We’re living out the tail end of an early raging ice storm in these parts. The kids went off to school yesterday, but only a couple hours later, the school called to say the power was out, and I should come pick them up. Driving through Blodgett on the way to get them was pretty freaky. The roads were surprisingly ice-free even though some sort of precipitation was pouring down, but all the trees on the sides of the road were covered in ice and drooping perilously. I had to veer around tree limbs down on the highway, and I witnessed several whole trees tipping over, thankfully not on my car or the road. Once we were safely back home, I scanned through multiple anecdotal reports on Facebook of nasty road conditions, power outages, and general natural havoc.

Today, school was canceled again because the power was still off. I had big plans for the day but switched gears and decided to bake a pie and roast a giant pan of lemon-parmesan brussels sprouts instead. The two dishes hit the spot on this nasty day though I’m probably going to have to hang out on the fart patio tomorrow.

squash-honey "pumpkin" pie // Wayward Spark

I have to confess that when I come across pumpkin pie at a Christmas party or buffet table, I usually skip it. Don’t get me wrong. I love pumpkin pie, but I kind of only love my mom’s pumpkin pie. Others just don’t live up. They’re too bland or too spicy or soggy or dry. My mom’s pumpkin pie is always just right, for me anyway. I called my mom up to get her recipe this morning, and then I tweaked it in a pretty major way by swapping in honey for sugar. I wasn’t sure if it would work flavor and/or texture-wise, but the end product turned out silky smooth, incredibly fragrant, and just right in terms of sweetness.

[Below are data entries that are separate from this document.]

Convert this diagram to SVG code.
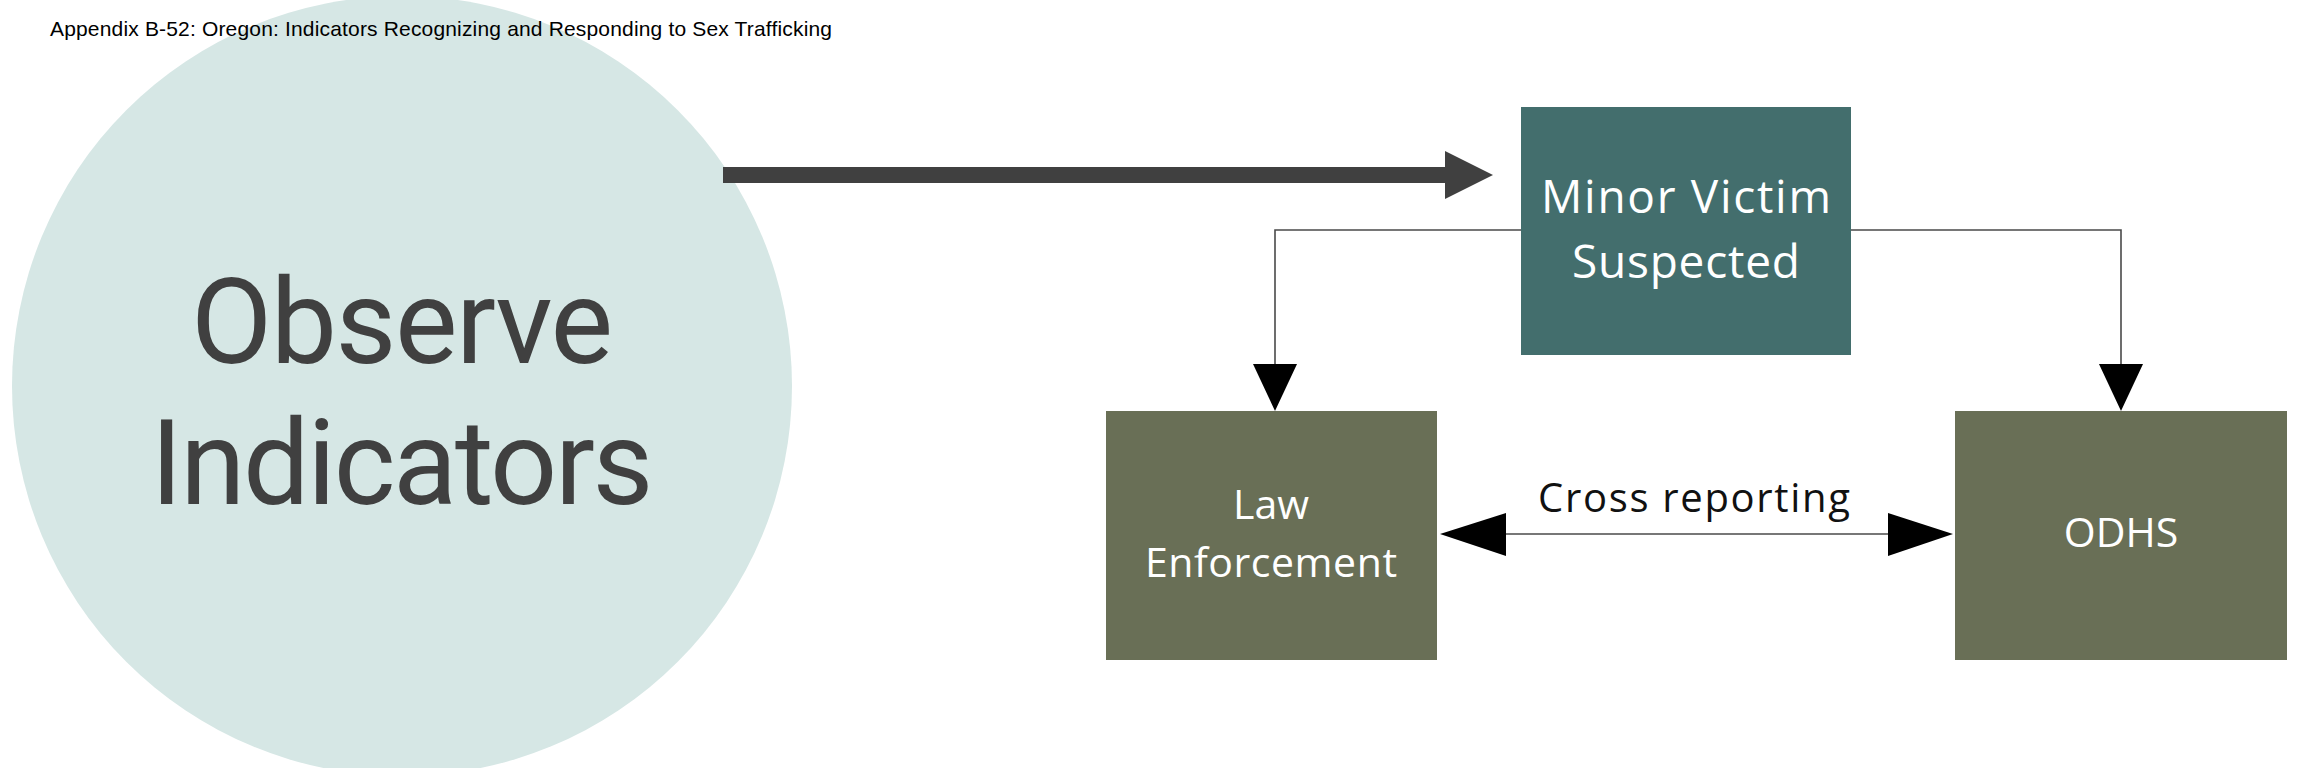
<svg xmlns="http://www.w3.org/2000/svg" width="2300" height="768" viewBox="0 0 2300 768">
<style>
.title{font-family:"Liberation Sans",Arial,sans-serif;font-size:21px;fill:#000}
.big{font-family:Roboto,"Open Sans",sans-serif;font-size:118px;fill:#404040;text-anchor:middle}
.wt{font-family:"Open Sans","Noto Sans",sans-serif;fill:#ffffff;text-anchor:middle}
.lbl{font-family:"Open Sans","Noto Sans",sans-serif;font-size:40px;fill:#111;text-anchor:middle}
.ln{fill:none;stroke:#4a4a4a;stroke-width:1.6}
.head{fill:#000}
</style>
<rect width="2300" height="768" fill="#ffffff"/>
<g id="observe">
<circle cx="402" cy="386" r="390" fill="#d6e7e5"/>
<text class="big" x="402" y="363" textLength="422">Observe</text>
<text class="big" x="402" y="504" textLength="503">Indicators</text>
</g>
<text class="title" x="50" y="36" textLength="782">Appendix B-52: Oregon: Indicators Recognizing and Responding to Sex Trafficking</text>
<g id="connectors">
<path d="M723 175 H1447" stroke="#404040" stroke-width="16" fill="none"/>
<polygon points="1445,151 1493,175 1445,199" fill="#404040"/>
<path class="ln" d="M1521 230 H1275 V366"/>
<polygon class="head" points="1253,364 1297,364 1275,411"/>
<path class="ln" d="M1851 230 H2121 V366"/>
<polygon class="head" points="2099,364 2143,364 2121,411"/>
<path class="ln" d="M1504 534 H1890"/>
<polygon class="head" points="1506,513 1506,556 1440,534"/>
<polygon class="head" points="1888,513 1888,556 1953,534"/>
<text class="lbl" x="1694" y="512" textLength="312">Cross reporting</text>
</g>
<g id="minor-victim">
<rect x="1521" y="107" width="330" height="248" fill="#436e6d"/>
<text class="wt" x="1686" y="213" font-size="46" textLength="290">Minor Victim</text>
<text class="wt" x="1686" y="278" font-size="46" textLength="228">Suspected</text>
</g>
<g id="law-enforcement">
<rect x="1106" y="411" width="331" height="249" fill="#696f56"/>
<text class="wt" x="1271" y="519" font-size="41">Law</text>
<text class="wt" x="1271" y="577" font-size="41" textLength="252">Enforcement</text>
</g>
<g id="odhs">
<rect x="1955" y="411" width="332" height="249" fill="#696f56"/>
<text class="wt" x="2121" y="547" font-size="41">ODHS</text>
</g>
</svg>
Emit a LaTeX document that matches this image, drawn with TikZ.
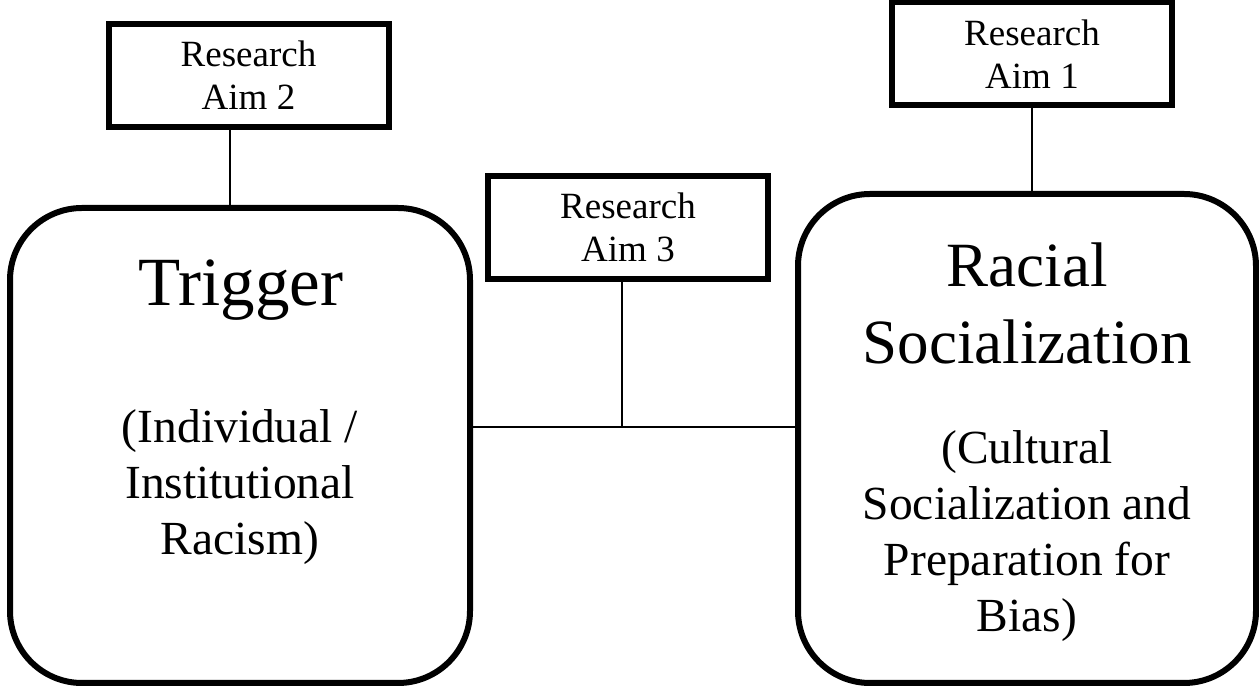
\documentclass[tikz,border=0pt]{standalone}
\usepackage{fontspec}
\setmainfont{Liberation Serif}
\usetikzlibrary{positioning}
\tikzset{aim/.style={draw, line width=3pt, rectangle, minimum width=140pt, minimum height=51.5pt, inner sep=0pt, align=center, font=\fontsize{18.5}{21.5}\selectfont},
    block/.style={draw, line width=3pt, rectangle, rounded corners=36pt, inner sep=0pt},
    title/.style={anchor=base, align=center, inner sep=0pt, font=\fontsize{31.5}{38.5}\selectfont},
    sub/.style={anchor=base, align=center, inner sep=0pt, font=\fontsize{23.75}{28}\selectfont},
    conn/.style={line width=1pt}}

\begin{document}
\begin{tikzpicture}[x=0.5pt, y=-0.5pt]
    \useasboundingbox (0,0) rectangle (1259,688);
    \node[block, minimum width=230pt, minimum height=237.5pt] (T) at (240,445.5) {};
    \node[block, minimum width=229pt, minimum height=244.5pt] (R) at (1027,438.5) {};
    \node[aim] (A2) at (248.5,75.5) {Research\\Aim 2};
    \node[aim] (A1) at (1032,54) {Research\\Aim 1};
    \node[aim] (A3) at (628,227.5) {Research\\Aim 3};
    % texts sit on the baseline of their last line
    \node[title, font=\fontsize{34.5}{41}\selectfont] (Tt) at (241,306) {Trigger};
    \node[sub] (Ts) at (240,555) {(Individual /\\Institutional\\Racism)};
    \node[title] (Rt) at (1027,364) {Racial\\Socialization};
    \node[sub] (Rs) at (1027,632) {(Cultural\\Socialization and\\Preparation for\\Bias)};
    \coordinate (X2) at (230,0);
    \coordinate (J) at (622,427);
    \draw[conn] (A2.south -| X2) -- (T.north -| X2);
    \draw[conn] (A1.south) -- (A1.south |- R.north);
    \draw[conn] (J -| T.east) -- (J -| R.west);
    \draw[conn] (A3.south -| J) -- (J);
\end{tikzpicture}
\end{document}
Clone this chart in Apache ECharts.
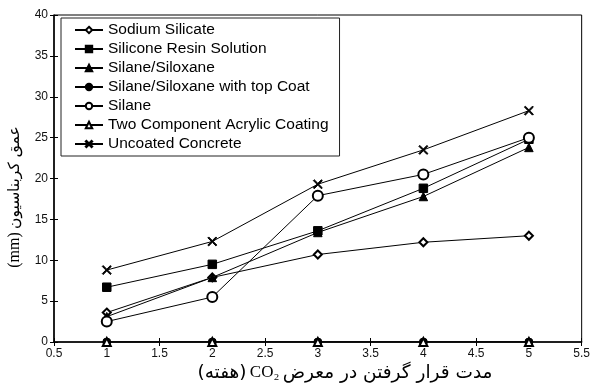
<!DOCTYPE html>
<html><head><meta charset="utf-8">
<script src="https://cdn.jsdelivr.net/npm/echarts@6/dist/echarts.min.js"></script>
<style>html,body{margin:0;padding:0;background:#fff}#c{width:593px;height:387px}</style>
</head><body><div id="c"></div>
<script>
const weeks = [1, 2, 3, 4, 5];
const sodiumSilicate = [3.6, 7.9, 10.7, 12.2, 13.0];
const siliconeResin = [6.7, 9.5, 13.6, 18.8, 24.8];
const silaneSiloxane = [3.1, 7.9, 13.4, 17.8, 23.8];
const silaneSiloxaneTopCoat = [0, 0, 0, 0, 0];
const silane = [2.5, 5.5, 17.9, 20.5, 25.0];
const acrylicCoating = [0, 0, 0, 0, 0];
const uncoatedConcrete = [8.8, 12.3, 19.3, 23.5, 28.3];
const seriesNames = ['Sodium Silicate', 'Silicone Resin Solution', 'Silane/Siloxane',
  'Silane/Siloxane with top Coat', 'Silane', 'Two Component Acrylic Coating', 'Uncoated Concrete'];

const xPath = 'path://M0,1L1,0L5,4L9,0L10,1L6,5L10,9L9,10L5,6L1,10L0,9L4,5Z';
const defs = [
  [sodiumSilicate, 'emptyDiamond', 8],
  [siliconeResin, 'rect', 8.5],
  [silaneSiloxane, 'triangle', 8.5],
  [silaneSiloxaneTopCoat, 'circle', 8],
  [silane, 'emptyCircle', 10],
  [acrylicCoating, 'emptyTriangle', 8],
  [uncoatedConcrete, xPath, 9]
];
const pair = arr => weeks.map((w, i) => [w, arr[i]]);

const chart = echarts.init(document.getElementById('c'), null, {renderer: 'canvas'});
const axisFont = {fontFamily: 'Liberation Sans, Arial', fontSize: 12, color: '#111'};
chart.setOption({
  animation: false,
  grid: {left: 54, right: 7, top: 15, bottom: 45, show: true, borderColor: '#000', borderWidth: 1},
  legend: {
    orient: 'vertical', left: 61, top: 18,
    padding: [3, 11, 3, 13], itemGap: 1, itemWidth: 28, itemHeight: 8,
    backgroundColor: '#fff', borderColor: '#222', borderWidth: 1,
    textStyle: {fontFamily: 'Liberation Sans, Arial', fontSize: 15.5, color: '#000', lineHeight: 18},
    data: seriesNames
  },
  xAxis: [{
    type: 'value', min: 0.5, max: 5.5, interval: 0.5,
    axisLine: {lineStyle: {color: '#000', width: 1.5}},
    axisTick: {length: 4, lineStyle: {color: '#000'}},
    axisLabel: Object.assign({margin: 6}, axisFont),
    splitLine: {show: false}
  }, {
    type: 'value', min: 0.5, max: 5.5, interval: 0.5, position: 'bottom',
    axisLine: {show: false}, axisLabel: {show: false},
    axisTick: {inside: true, length: 4, lineStyle: {color: '#000'}},
    splitLine: {show: false}
  }],
  yAxis: [{
    type: 'value', min: 0, max: 40, interval: 5,
    axisLine: {show: true, lineStyle: {color: '#000', width: 1.5}},
    axisTick: {show: true, length: 4, lineStyle: {color: '#000'}},
    axisLabel: Object.assign({margin: 6}, axisFont),
    splitLine: {show: false}
  }, {
    type: 'value', min: 0, max: 40, interval: 5, position: 'left',
    axisLine: {show: false}, axisLabel: {show: false},
    axisTick: {show: true, inside: true, length: 4, lineStyle: {color: '#000'}},
    splitLine: {show: false}
  }],
  graphic: [{
    type: 'text', x: 345, y: 373,
    style: {
      text: '{a|(هفته)} {c|CO₂} {b|مدت قرار گرفتن در معرض}',
      align: 'center', verticalAlign: 'middle',
      rich: {
        a: {fontFamily: 'DejaVu Sans', fontSize: 18.5, fill: '#000'},
        b: {fontFamily: 'DejaVu Sans', fontSize: 18.5, fill: '#000'},
        c: {fontFamily: 'Liberation Serif', fontSize: 17, fill: '#000'}
      }
    }
  }, {
    type: 'text', x: 15, y: 197, rotation: Math.PI / 2,
    style: {
      text: '{a|(mm)} {b|عمق کربناسیون}',
      align: 'center', verticalAlign: 'middle',
      rich: {
        a: {fontFamily: 'Liberation Serif', fontSize: 16, fill: '#000'},
        b: {fontFamily: 'DejaVu Sans', fontSize: 15.5, fill: '#000'}
      }
    }
  }],
  series: defs.map((d, i) => ({
    name: seriesNames[i], type: 'line', xAxisIndex: 0, yAxisIndex: 0,
    data: pair(d[0]), symbol: d[1], symbolSize: d[2],
    lineStyle: {color: '#000', width: 1},
    itemStyle: {color: '#000', borderColor: '#000', borderWidth: 1},
    emphasis: {disabled: true}
  }))
});
</script></body></html>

I used an ambercup squash (the orange ones in the photo below) in this recipe because I’ve never been too impressed with the taste of sugar pie pumpkins. I simply baked the halved, seeded squash in my barbecue until soft and then scraped out the cooked flesh to use in place of pumpkin puree.

This recipe falls on the less spicy side of the pumpkin pie spectrum. You could up the quantities of added spices if you prefer. Freshly ground/grated spices boost the flavor in a very good way.

If you’re in the market for more pie inspiration, I highly recommend following Tara Jensen @bakerhands on Instagram or checking out her blog. Her pies are always impressively beautiful but in a rustic, appealing kind of way.

winter squash // Wayward Spark

Squash-Honey “Pumpkin” Pie

1 pie crust (I’m partial to this rye crust from 101 Cookbooks, but be sure to halve it for a single bottom crust.)
 
2 large eggs
3/4 cup honey
1 teaspoon cinnamon
1/2 teaspoon ground ginger
1/2 teaspoon ground allspice
1/2 teaspoon freshly grated or ground nutmeg
1/2 teaspoon salt
2 cups squash or pumpkin puree (You can used canned, but it will be better if you make your own. This method works well, although this time I didn’t feel the need to run it through a food processor, and it turned out fine.)
1 can (12 fl. oz.) evaporated milk

In a large bowl, whisk together the eggs, honey, spices, and salt. Add the squash puree, and whisk until combined. Add the evaporated milk, and whisk until combined.

Roll out the pie crust and line a pie pan with it. Pour in the filling.

To bake it in a propane barbecue, place several fire bricks on the grill and top them with a heat shielding device. (I use a Lodge cast iron pizza pan on top of four fire bricks as seen here.) Preheat everything on medium for about 20 minutes. Place the pie pan in the center of the heat shielding device.

To bake it in an oven, preheat the oven at 350° and place the pie on a rack in the middle.

Bake the pie for a hour or more until the center no longer jiggles when the pan is nudged. Cool thoroughly before slicing and eating.